◆ Objective ◆
Exactly repeat the material, dropping every picture from the copy.
===== Data block =====
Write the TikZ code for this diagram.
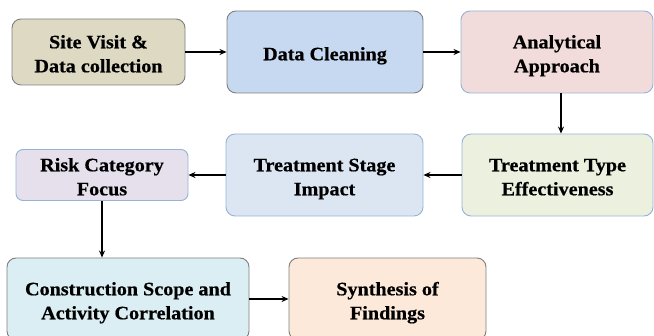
\documentclass[tikz,border=0pt]{standalone}
\usepackage{fontspec}
\setmainfont{Liberation Serif}[FakeStretch=1.06, BoldFeatures={FakeBold=0.6}]
\usetikzlibrary{arrows.meta}
\definecolor{cA}{HTML}{DDD9C3}
\definecolor{cB}{HTML}{C6D9F0}
\definecolor{cC}{HTML}{F2DCDB}
\definecolor{cD}{HTML}{EBF1DE}
\definecolor{cE}{HTML}{DCE6F2}
\definecolor{cF}{HTML}{E5E0EC}
\definecolor{cG}{HTML}{DAEEF3}
\definecolor{cH}{HTML}{FDE9D9}
\definecolor{bdgray}{HTML}{7F7F7F}
\definecolor{bdblue}{HTML}{95B3D7}
\newcommand\btwo[1]{\raisebox{0pt}[20pt][27.4pt]{\begin{tabular}[t]{@{}c@{}}#1\end{tabular}}}
\newcommand\bone[1]{\raisebox{0pt}[20pt][3.4pt]{\begin{tabular}[t]{@{}c@{}}#1\end{tabular}}}
\tikzset{
  procbox/.style={draw=bdgray, line width=0.9pt, rounded corners=9pt, inner sep=0pt,
    font=\fontsize{19}{24}\selectfont\bfseries, text=black},
  flow/.style={line width=1.4pt, -{Stealth[length=7pt,width=6pt]}}
}
\begin{document}
\begin{tikzpicture}[x=1pt,y=-1pt]
\useasboundingbox (0,0) rectangle (654,336);
\begin{scope}
\clip (0,0) rectangle (654,336);
\node[procbox, fill=cA, minimum width=173pt, minimum height=66pt] (b1) at (98.5,52) {\btwo{Site Visit \&\\Data collection}};
\node[procbox, fill=cB, minimum width=196pt, minimum height=82pt] (b2) at (325,52) {\bone{Data Cleaning}};
\node[procbox, fill=cC, draw=bdblue, minimum width=192pt, minimum height=82pt] (b3) at (557,52) {\btwo{Analytical\\Approach}};
\node[procbox, fill=cD, draw=bdblue, minimum width=191pt, minimum height=82pt] (b4) at (557.5,175) {\btwo{Treatment Type\\Effectiveness}};
\node[procbox, fill=cE, draw=bdblue, minimum width=197pt, minimum height=82pt] (b5) at (324.5,175) {\btwo{Treatment Stage\\Impact}};
\node[procbox, fill=cF, draw=bdblue, rounded corners=7pt, minimum width=172pt, minimum height=51pt] (b6) at (102,175) {\btwo{Risk Category\\Focus}};
\node[procbox, fill=cG, minimum width=242pt, minimum height=82pt] (b7) at (128,299) {\btwo{Construction Scope and\\Activity Correlation}};
\node[procbox, fill=cH, minimum width=197pt, minimum height=82pt] (b8) at (387.5,299) {\btwo{Synthesis of\\Findings}};
\end{scope}
\draw[flow] (b1.east) -- (b2.west |- b1.east);
\draw[flow] (b2.east) -- (b3.west |- b2.east);
\draw[flow] ([xshift=4pt]b3.south) -- ([xshift=4pt]b3.south |- b4.north);
\draw[flow] (b4.west) -- (b5.east |- b4.west);
\draw[flow] (b5.west) -- (b6.east |- b5.west);
\draw[flow] (b6.south) -- (b6.south |- b7.north);
\draw[flow] (b7.east) -- (b8.west |- b7.east);
\end{tikzpicture}
\end{document}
=====
◆ Output for this exercise ◆
Write the TikZ code for this diagram.
\documentclass[tikz,border=0pt]{standalone}
\usepackage{fontspec}
\setmainfont{Liberation Serif}[FakeStretch=1.06, BoldFeatures={FakeBold=0.6}]
\usetikzlibrary{arrows.meta}
\definecolor{cA}{HTML}{DDD9C3}
\definecolor{cB}{HTML}{C6D9F0}
\definecolor{cC}{HTML}{F2DCDB}
\definecolor{cD}{HTML}{EBF1DE}
\definecolor{cE}{HTML}{DCE6F2}
\definecolor{cF}{HTML}{E5E0EC}
\definecolor{cG}{HTML}{DAEEF3}
\definecolor{cH}{HTML}{FDE9D9}
\definecolor{bdgray}{HTML}{7F7F7F}
\definecolor{bdblue}{HTML}{95B3D7}
\newcommand\btwo[1]{\raisebox{0pt}[20pt][27.4pt]{\begin{tabular}[t]{@{}c@{}}#1\end{tabular}}}
\newcommand\bone[1]{\raisebox{0pt}[20pt][3.4pt]{\begin{tabular}[t]{@{}c@{}}#1\end{tabular}}}
\tikzset{
  procbox/.style={draw=bdgray, line width=0.9pt, rounded corners=9pt, inner sep=0pt,
    font=\fontsize{19}{24}\selectfont\bfseries, text=black},
  flow/.style={line width=1.4pt, -{Stealth[length=7pt,width=6pt]}}
}
\begin{document}
\begin{tikzpicture}[x=1pt,y=-1pt]
\useasboundingbox (0,0) rectangle (654,336);
\begin{scope}
\clip (0,0) rectangle (654,336);
\node[procbox, fill=cA, minimum width=173pt, minimum height=66pt] (b1) at (98.5,52) {\btwo{Site Visit \&\\Data collection}};
\node[procbox, fill=cB, minimum width=196pt, minimum height=82pt] (b2) at (325,52) {\bone{Data Cleaning}};
\node[procbox, fill=cC, draw=bdblue, minimum width=192pt, minimum height=82pt] (b3) at (557,52) {\btwo{Analytical\\Approach}};
\node[procbox, fill=cD, draw=bdblue, minimum width=191pt, minimum height=82pt] (b4) at (557.5,175) {\btwo{Treatment Type\\Effectiveness}};
\node[procbox, fill=cE, draw=bdblue, minimum width=197pt, minimum height=82pt] (b5) at (324.5,175) {\btwo{Treatment Stage\\Impact}};
\node[procbox, fill=cF, draw=bdblue, rounded corners=7pt, minimum width=172pt, minimum height=51pt] (b6) at (102,175) {\btwo{Risk Category\\Focus}};
\node[procbox, fill=cG, minimum width=242pt, minimum height=82pt] (b7) at (128,299) {\btwo{Construction Scope and\\Activity Correlation}};
\node[procbox, fill=cH, minimum width=197pt, minimum height=82pt] (b8) at (387.5,299) {\btwo{Synthesis of\\Findings}};
\end{scope}
\draw[flow] (b1.east) -- (b2.west |- b1.east);
\draw[flow] (b2.east) -- (b3.west |- b2.east);
\draw[flow] ([xshift=4pt]b3.south) -- ([xshift=4pt]b3.south |- b4.north);
\draw[flow] (b4.west) -- (b5.east |- b4.west);
\draw[flow] (b5.west) -- (b6.east |- b5.west);
\draw[flow] (b6.south) -- (b6.south |- b7.north);
\draw[flow] (b7.east) -- (b8.west |- b7.east);
\end{tikzpicture}
\end{document}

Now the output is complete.